AP Photo
 

Hillary Clinton's presidential campaign is trying to capitalize on a high-profile press report to discredit the House Benghazi Committee just 10 days before Clinton herself is schedule to appear there as a witness.

The campaign sent Clinton "friends and allies" talking points Monday arguing that a front-page New York Times article on the House panel demonstrates that the inquiry has "devolved into a fully partisan effort to hurt Hillary Clinton's presidential campaign."

The talking points, obtained by POLITICO, largely track with comments Clinton made last week about the Benghazi probe, but also show a clear desire to use the Times report to build political momentum.

"It turns out the partisan plot to turn the taxpayer-funded Benghazi Committee into a front for attacking Hillary Clinton went all the way up to the Speaker of the House himself," the Clinton campaign statement says. "It is disturbing that Speaker Boehner and House Republicans would politicize the deaths of four brave Americans at Benghazi for the sole purpose of trying to damage Hillary Clinton. This is just the latest acknowledgment by Republicans that their 17-month investigation, which has cost taxpayers $4.5 million so far, has nothing to do with Benghazi."

Asked about the Clinton campaign’s new public line, Boehner spokesman Kevin Smith defended the Benghazi panel’s investigation, argued that Clinton’s emails are key to a thorough inquiry, and blamed Clinton and her former agency for the delays the probe has encountered.

“Hillary Clinton’s emails regarding Benghazi, which she and her staff tried to hide from investigators and the public for years, are relevant to the committee’s investigation and our efforts to get the truth for the four families who lost their loved ones in this terrorist attack,” Smith said Monday night. “The sooner Hillary Clinton and the State Department comply with all relevant document requests, the sooner the committee’s investigation will be over.”

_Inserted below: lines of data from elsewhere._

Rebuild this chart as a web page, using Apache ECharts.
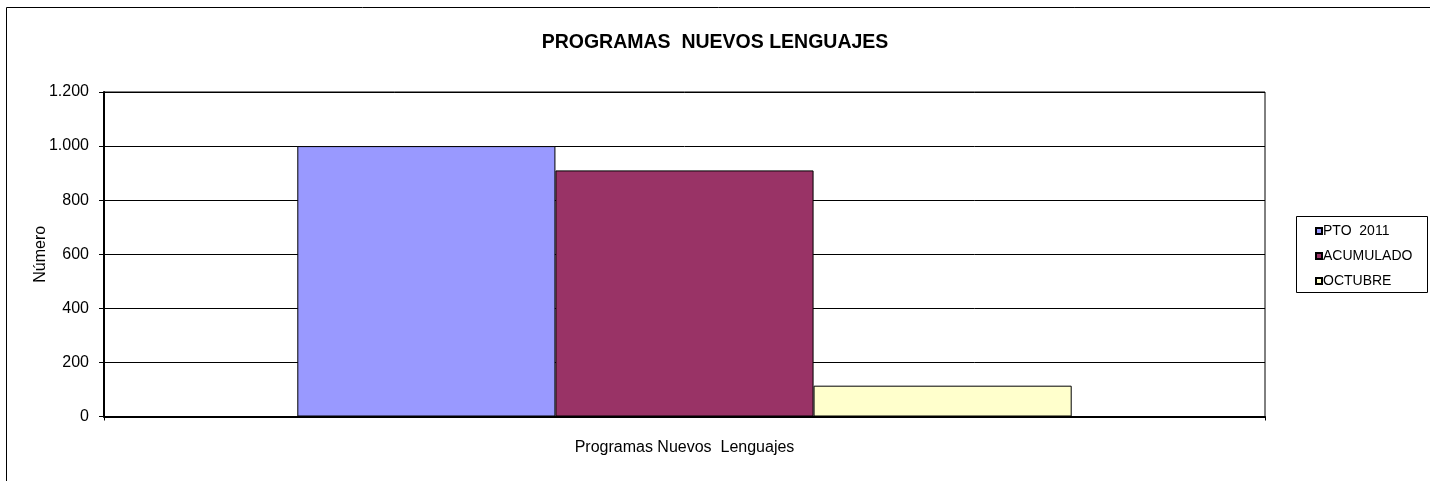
<!DOCTYPE html>
<html>
<head>
<meta charset="utf-8">
<script src="https://cdn.jsdelivr.net/npm/echarts@6/dist/echarts.min.js"></script>
<style>html,body{margin:0;padding:0;background:#fff;}#c{width:1430px;height:481px;}</style>
</head>
<body>
<div id="c"></div>
<script>
var categories = ['Programas Nuevos  Lenguajes'];
var seriesNames = ['PTO  2011', 'ACUMULADO', 'OCTUBRE'];
var pto2011 = [1000];
var acumulado = [910];
var octubre = [114];
var yTicks = [0, 200, 400, 600, 800, 1000, 1200];
var colors = ['#9999FF', '#993366', '#FFFFCC'];

function fmt(v){ return v >= 1000 ? String(v).replace(/(\d)(\d{3})$/, '$1.$2') : String(v); }

var chart = echarts.init(document.getElementById('c'), null, {renderer:'canvas'});
var font = 'Arial, "Liberation Sans", sans-serif';
var values = [pto2011, acumulado, octubre];
chart.setOption({
  animation: false,
  textStyle: {fontFamily: font},
  title: {
    text: 'PROGRAMAS  NUEVOS LENGUAJES',
    left: 'center', top: 28,
    textStyle: {fontSize: 19.5, fontWeight: 'bold', color: '#000', fontFamily: font}
  },
  graphic: [
    {type:'rect', shape:{x:6.5, y:7.5, width:1440, height:500}, style:{fill:'none', stroke:'#000', lineWidth:1}, silent:true, z:-1},
    {type:'rect', shape:{x:1296.5, y:216.5, width:131, height:76}, style:{fill:'#fff', stroke:'#000', lineWidth:1}, silent:true, z:0}
  ],
  legend: {
    orient: 'vertical', left: 1310, top: 219,
    itemWidth: 6, itemHeight: 6, itemGap: 11,
    icon: 'rect',
    data: seriesNames,
    textStyle: {fontSize: 14, lineHeight: 14, color: '#000', fontFamily: font, padding: [0,0,0,-4]},
    z: 5
  },
  grid: {left: 104, right: 165, top: 92, bottom: 64.5, show: true, borderColor: '#000', borderWidth: 1, backgroundColor: 'transparent'},
  xAxis: {
    type: 'category', data: categories,
    axisLine: {lineStyle: {color: '#000', width: 2}},
    axisTick: {show: true, length: 4, lineStyle: {color: '#000'}},
    axisLabel: {color: '#000', fontSize: 16, margin: 23, fontFamily: font},
    splitLine: {show: false}
  },
  yAxis: {
    type: 'value', min: yTicks[0], max: yTicks[yTicks.length-1], interval: yTicks[1]-yTicks[0],
    name: 'Número', nameLocation: 'middle', nameGap: 55, nameRotate: 90, nameMoveOverlap: false,
    nameTextStyle: {fontSize: 16, color: '#000', fontFamily: font},
    axisLine: {show: true, lineStyle: {color: '#000', width: 2}},
    axisTick: {show: true, length: 5, lineStyle: {color: '#000'}},
    axisLabel: {color: '#000', fontSize: 16, margin: 15, formatter: fmt, fontFamily: font},
    splitLine: {show: true, lineStyle: {color: '#000', width: 1}}
  },
  series: seriesNames.map(function(n, i){
    return {
      name: n, type: 'bar', data: values[i],
      barGap: '0%', barCategoryGap: '33.3%',
      itemStyle: {color: colors[i], borderColor: '#000', borderWidth: 1}
    };
  })
});
</script>
</body>
</html>
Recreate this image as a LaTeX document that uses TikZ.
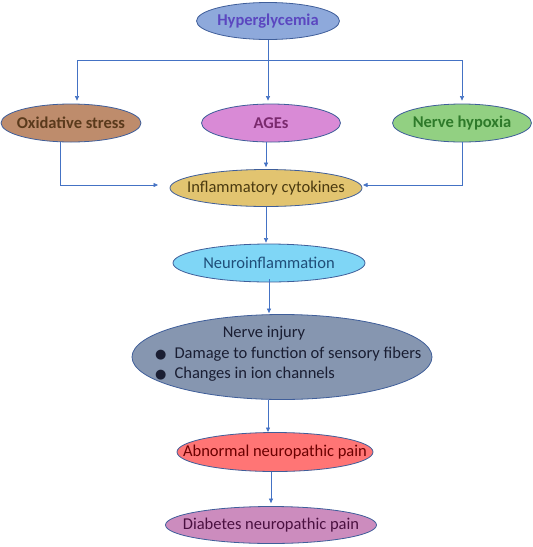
\documentclass[tikz,border=0pt]{standalone}
\usepackage{fontspec}
\setmainfont{Carlito}
\newfontfamily\dejavu{DejaVu Sans}
\usetikzlibrary{arrows.meta,shapes.geometric}
\definecolor{edge}{HTML}{3F5E9A}
\definecolor{conn}{HTML}{4472C4}
\definecolor{hypF}{HTML}{8EA9DB}\definecolor{hypT}{HTML}{5B47C0}
\definecolor{oxF}{HTML}{BE8C6C}\definecolor{oxT}{HTML}{5A3A1C}
\definecolor{agF}{HTML}{D98AD6}\definecolor{agT}{HTML}{7A2A6E}
\definecolor{nhF}{HTML}{92D082}\definecolor{nhT}{HTML}{2E7A2A}
\definecolor{infF}{HTML}{E2C470}\definecolor{infT}{HTML}{4A3A10}
\definecolor{neuF}{HTML}{7FD6F6}\definecolor{neuT}{HTML}{1F4E79}
\definecolor{injF}{HTML}{8696B0}\definecolor{injT}{HTML}{1A1E33}
\definecolor{abF}{HTML}{FF7575}\definecolor{abT}{HTML}{6B0000}
\definecolor{dbF}{HTML}{CC8CBE}\definecolor{dbT}{HTML}{4A1040}
\newcommand{\blt}{\raisebox{-0.5pt}{\dejavu\fontsize{13}{13}\selectfont ●}}
\begin{document}
\begin{tikzpicture}[x=1pt,y=-1pt,
  ell/.style={ellipse, draw=edge, line width=0.8pt, inner sep=0pt},
  bold/.style={font=\fontsize{16.5}{20}\selectfont\bfseries},
  reg/.style={font=\fontsize{16.5}{20}\selectfont},
  link/.style={draw=conn, line width=0.6pt},
  arr/.style={link, -{Triangle[length=4.5pt,width=4pt]}}]
\path[use as bounding box, fill=white] (0,0) rectangle (533,547);

\node[ell, bold, fill=hypF, text=hypT, minimum width=143pt, minimum height=37pt] (hyp) at (268,21) {\makebox[0pt]{Hyperglycemia}};
\node[ell, bold, fill=oxF, text=oxT, minimum width=140pt, minimum height=38pt] (ox) at (71,123) {\makebox[0pt]{Oxidative stress}};
\node[ell, bold, fill=agF, text=agT, minimum width=139pt, minimum height=38pt] (ag) at (271,123) {\makebox[0pt]{AGEs}};
\node[ell, bold, fill=nhF, text=nhT, minimum width=139pt, minimum height=38pt] (nh) at (462,123) {\makebox[0pt]{Nerve hypoxia}};
\node[ell, reg, fill=infF, text=infT, minimum width=192pt, minimum height=37pt] (inf) at (266,188) {\makebox[0pt]{Inflammatory cytokines}};
\node[ell, reg, fill=neuF, text=neuT, minimum width=192pt, minimum height=38pt] (neu) at (269,263) {\makebox[0pt]{Neuroinflammation}};
\node[ell, fill=injF, minimum width=300pt, minimum height=85pt] (inj) at (282,357) {};
\node[reg, text=injT, inner sep=0pt] (injt) at (264,333) {Nerve injury};
\node[reg, text=injT, inner sep=0pt, anchor=west, align=left] (injb) at (155,364)
  {\blt\hspace{8pt}Damage to function of sensory fibers\\\blt\hspace{8pt}Changes in ion channels};
\node[ell, reg, fill=abF, text=abT, minimum width=196pt, minimum height=39pt] (ab) at (275,452) {\makebox[0pt]{Abnormal neuropathic pain}};
\node[ell, reg, fill=dbF, text=dbT, minimum width=211pt, minimum height=37pt] (db) at (271,525) {\makebox[0pt]{Diabetes neuropathic pain}};

\coordinate (jM) at (268,60);
\coordinate (jL) at (77,60);
\coordinate (jR) at (462,60);
\coordinate (oxd) at (60,185);
\coordinate (infL) at (158,185);
\coordinate (infR) at (363,185);
\coordinate (injd) at (268,400);
\coordinate (abt) at (268,433);

\draw[link] (hyp.south) -- (jM);
\draw[link] (jL) -- (jR);
\draw[arr, shorten >=3pt] (jL) -- (jL |- ox.north);
\draw[arr, shorten >=3pt] (jM) -- (jM |- ag.north);
\draw[arr, shorten >=3pt] (jR) -- (nh.north);
\draw[arr] (oxd |- ox.south) -- (oxd) -- (infL);
\draw[arr] (nh.south) -- (nh.south |- infR) -- (infR);
\draw[arr, shorten >=2pt] (ag.south -| inf.north) -- (inf.north);
\draw[arr, shorten >=1pt] (inf.south) -- (neu.north -| inf.south);
\draw[arr, shorten >=1pt] ([yshift=3pt]neu.south) -- (inj.north -| neu.south);
\draw[arr, shorten >=1pt] (injd) -- (abt);
\draw[arr, shorten >=3pt] (ab.south -| db.north) -- (db.north);
\end{tikzpicture}
\end{document}
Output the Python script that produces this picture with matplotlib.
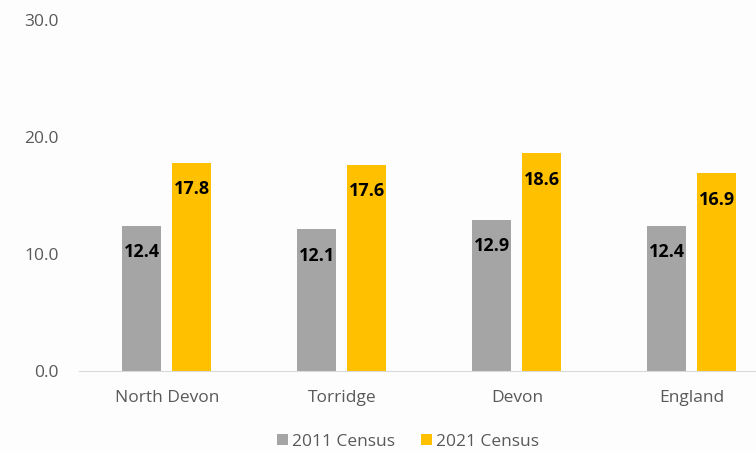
import numpy as np
from matplotlib import pyplot as plt

# datos
areas = ['North Devon', 'Torridge', 'Devon', 'England']
censo_2011 = [12.4, 12.1, 12.9, 12.4]
censo_2021 = [17.8, 17.6, 18.6, 16.9]
ticks_y = [0.0, 10.0, 20.0, 30.0]

gris = '#A5A5A5'
oro = '#FFC000'
txt = '#595959'

plt.rcParams['font.family'] = ['Open Sans', 'DejaVu Sans']

fig = plt.figure(figsize=(7.56, 4.53), dpi=100, facecolor='#FDFDFD')
ax = fig.add_axes([0.105, 0.181, 0.926, 0.775])
ax.set_facecolor('#FDFDFD')

x = np.arange(len(areas))
w = 0.223
off = 0.143
b1 = ax.bar(x - off, censo_2011, w, color=gris, label='2011 Census')
b2 = ax.bar(x + off, censo_2021, w, color=oro, label='2021 Census')

for barras in (b1, b2):
    for b in barras:
        h = b.get_height()
        ax.annotate('%.1f' % h, (b.get_x() + b.get_width() / 2, h),
                    xytext=(0, -19), textcoords='offset points',
                    ha='center', va='center', fontsize=13,
                    fontweight='bold', color='black')

ax.set_xlim(-0.5, len(areas) - 0.5)
ax.set_ylim(0, 30)
ax.set_yticks(ticks_y)
ax.set_yticklabels(['%.1f' % t for t in ticks_y])
ax.set_xticks(x)
ax.set_xticklabels(areas)
ax.tick_params(axis='both', length=0, colors=txt, labelsize=12.5)
ax.tick_params(axis='y', pad=15)
ax.tick_params(axis='x', pad=14)
for s in ['top', 'right', 'left']:
    ax.spines[s].set_visible(False)
ax.spines['bottom'].set_color('#D9D9D9')

leg = fig.legend(loc='center', bbox_to_anchor=(0.54, 0.025), ncol=2,
                 frameon=False, fontsize=12.5, handlelength=0.6,
                 handleheight=0.6, handletextpad=0.25, columnspacing=1.5)
for t in leg.get_texts():
    t.set_color(txt)

plt.savefig('out.png', dpi=100, facecolor=fig.get_facecolor())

Smith also called the premise of the Clinton talking points “nonsense.”

The Clinton campaign's attempt to make use of the Times story appears to reflect a newfound respect for the newspaper's reporting. 

After the Times reported in July that Clinton was the focus of a criminal investigation into her use of a private email account as secretary of state, Clinton aides responded with a furious barrage of criticism of the paper. In the ensuing days, the Times issued two corrections and an editor's note addressing inaccuracies in the story. Times reporters said a senior Justice Department official initially confirmed that the agency had received a criminal referral, but later changed course and said it was a "security referral" reporting a possible breach of classified information.

The new Clinton campaign talking points also describe as "an explosive development" the emergence over the weekend of a former House Benghazi panel staffer who claims he was fired in part for resisting efforts to focus the investigation squarely on Clinton and the State Department. Major Bradley Podliska claims to be a conservative Republican, but said in interviews with CNN and the Times that he was forced out of the panel after objecting to partisanship in the inquiry.

House Benghazi Committee Chairman Rep. Trey Gowdy (R-S.C.) responded that Podliska was the one obsessed with Clinton and that he indicated his grievance has to do with military service leave, not the thrust of the investigation. "Until his Friday conversations with media, this staffer has never mentioned Secretary Clinton as a cause of his termination, and he did not cite Clinton’s name in a legally mandated mediation,” Gowdy told the Washington Post. “The record makes it clear he himself was focused on Clinton improperly and was instructed to stop, and that issues with his conduct were noted on the record as far back as April.”

The Clinton campaign briefing for surrogates says Clinton still plans to appear before the Benghazi panel Oct. 22, but chiefly to respect the memories of the four Americans killed in the Sept. 11, 2012, attack on U.S. facilities in Benghazi.

"But make no mistake: this Committee stopped being about Benghazi a long time ago," the talking points continue. "And now we know that the Speaker himself was directly involved in diverting the committee away from its true purpose in order to focus on attacking Hillary Clinton."